Born Hilda Doolittle in Pennsylvania in 1886, the course of her future as a published poet was set both literally and figuratively by a close and intense relationship with one of the most famous and influential literary figures of the 20th century: Ezra Pound. In addition to being profoundly influential on her development as a central figure in the Imagist school of poetry, Pound also cemented her public identity by writing “H.D., Imagiste” along the bottom margin of one the pages of the first three poems she submitted for publication. From that point on, she would become forevermore known as the poet H.D.
That transformation occurred in 1912; by 1915 her poetry was already starting to collect prestigious awards. In addition to Poetry magazine’s Guarantor’s Prize in 1915, H.D. would be honored with the Libre Prize from Little Review in 1917. In 1938, she added the Poetry magazine’s Levinson Prize. Although missing out on winning the Pulitzer, H.D. capped a string of subsequent accolades in 1960 with the American Academy of Arts and Letters poetry award; an honor conferred only twice a decade.

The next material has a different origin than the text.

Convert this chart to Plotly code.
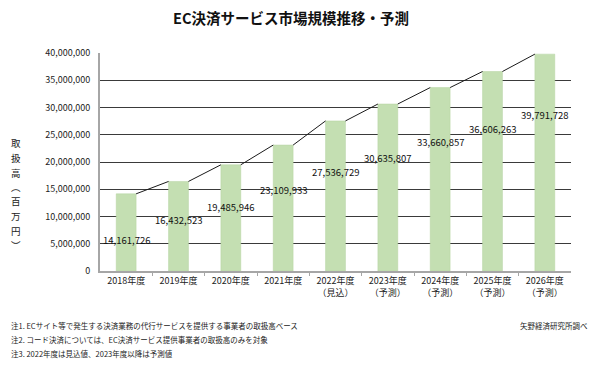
import plotly.graph_objects as go

# ---- data ----
years = ["2018年度", "2019年度", "2020年度", "2021年度", "2022年度",
         "2023年度", "2024年度", "2025年度", "2026年度"]
sub_labels = ["", "", "", "", "（見込）", "（予測）", "（予測）", "（予測）", "（予測）"]
values = [14161726, 16432523, 19485946, 23109933, 27536729,
          30635807, 33660857, 36606263, 39791728]
# vertical position of each data label (in axis units)
label_y = [5.69e6, 9.36e6, 11.74e6, 14.86e6, 18.17e6,
           20.73e6, 23.67e6, 26.06e6, 28.62e6]
y_ticks = [0, 5000000, 10000000, 15000000, 20000000,
           25000000, 30000000, 35000000, 40000000]
notes = [
    "注1. ECサイト等で発生する決済業務の代行サービスを提供する事業者の取扱高ベース",
    "注2. コード決済については、EC決済サービス提供事業者の取扱高のみを対象",
    "注3. 2022年度は見込値、2023年度以降は予測値",
]
source = "矢野経済研究所調べ"
title = "EC決済サービス市場規模推移・予測"
y_title_chars = ["取", "扱", "高", "︵", "百", "万", "円", "︶"]

FONT = "Noto Sans CJK JP"
bar_w = 0.38
n = len(values)
xs = list(range(n))

# page offset (browser body margin) compensation
OFF = 8
PL, PR, PT, PB = 100, 571, 53, 271  # plot area in page pixels


def px(xp):
    return (xp - PL) / (PR - PL)


def py(yp):
    return (PB - yp) / (PB - PT)


fig = go.Figure()
fig.add_trace(go.Bar(
    x=xs, y=values, width=bar_w,
    marker=dict(color="#c4dfb2", line=dict(color="#b5d3a0", width=0.5)),
    hoverinfo="skip",
))

# series lines connecting bar tops
lx, ly = [], []
for i in range(n - 1):
    lx += [xs[i] + bar_w / 2, xs[i + 1] - bar_w / 2, None]
    ly += [values[i], values[i + 1], None]
fig.add_trace(go.Scatter(x=lx, y=ly, mode="lines",
                         line=dict(color="#1a1a1a", width=1), hoverinfo="skip"))

# data labels
for i in range(n):
    fig.add_annotation(x=xs[i], y=label_y[i], text=f"{values[i]:,}",
                       showarrow=False, xref="x", yref="y",
                       font=dict(family=FONT, size=9.5, color="#111"))

ticktext = [y if s == "" else f"{y}<br>{s}" for y, s in zip(years, sub_labels)]

W, H = 600 - OFF, 368 - OFF
fig.update_layout(
    width=W, height=H,
    margin=dict(l=PL - OFF, r=W - (PR - OFF), t=PT - OFF, b=H - (PB - OFF)),
    paper_bgcolor="white", plot_bgcolor="white",
    showlegend=False,
    title=dict(text=f"<b>{title}</b>", x=(291 - OFF) / W, xanchor="center",
               y=1 - (19 - OFF) / H, yanchor="middle",
               font=dict(family=FONT, size=14.5, color="#111")),
    xaxis=dict(
        range=[-0.5, n - 0.5], tickvals=xs, ticktext=ticktext,
        showgrid=False, zeroline=False, showline=True, linecolor="#a6a6a6", linewidth=2,
        ticks="", tickfont=dict(family=FONT, size=9, color="#222"),
        minor=dict(tickvals=[i + 0.5 for i in range(n - 1)], ticks="outside",
                   ticklen=3, tickcolor="#a6a6a6", showgrid=False),
        fixedrange=True,
    ),
    yaxis=dict(
        range=[0, 40000000], tickvals=y_ticks, tickformat=",d",
        showgrid=True, gridcolor="#3a3a3a", gridwidth=1,
        zeroline=False, showline=True, linecolor="#a6a6a6", linewidth=2,
        ticks="", tickfont=dict(family=FONT, size=9, color="#222"),
        ticklabelstandoff=6,
        fixedrange=True,
    ),
)

# vertical axis title, one character per annotation
y_title_pos = [143, 158, 173, 187, 201, 216, 231, 245]
for ch, yp in zip(y_title_chars, y_title_pos):
    fig.add_annotation(text=ch, xref="paper", yref="paper",
                       x=px(16), y=py(yp),
                       xanchor="center", yanchor="middle", showarrow=False,
                       font=dict(family=FONT, size=9.5, color="#222"))

for k, t in enumerate(notes):
    fig.add_annotation(text=t, xref="paper", yref="paper",
                       x=px(OFF + 1), y=py(325 + 14 * k),
                       xanchor="left", yanchor="middle", showarrow=False,
                       font=dict(family=FONT, size=7.5, color="#222"))
fig.add_annotation(text=source, xref="paper", yref="paper",
                   x=px(590), y=py(325),
                   xanchor="right", yanchor="middle", showarrow=False,
                   font=dict(family=FONT, size=7.5, color="#222"))

fig.write_html("out.html")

Her close association with Pound naturally made her an important figure in the Imagist school while also inevitably situating her firmly within the expansive shadow he cast. While not as well-known as many of her contemporaries, H.D. has posthumously enjoyed what is perhaps the ultimate tribute to any writer: being “discovered” by later generations which resulted in sales, critical awareness, academic anthologizing and scholarly attention continually increasing since her passing.
In 1916, H.D. published her first collection of poetry. Sea Garden is the poetic equivalent of a concept album in which the title is sustained as a theme through a series of image-laden poems devoted to plants and flowers found growing near the water. The poems in that collection as well as Hymen, (1921), Heliodora and Other Poems (1924), Red Roses For Bronze (1931), her epic World War II trilogy (The Walls Do Not Fall, Tribute to the Angels, and The Flowering of the Rod) and various previously uncollected and unpublished poems are featured in the latest editions of The Collected Poems of H.D.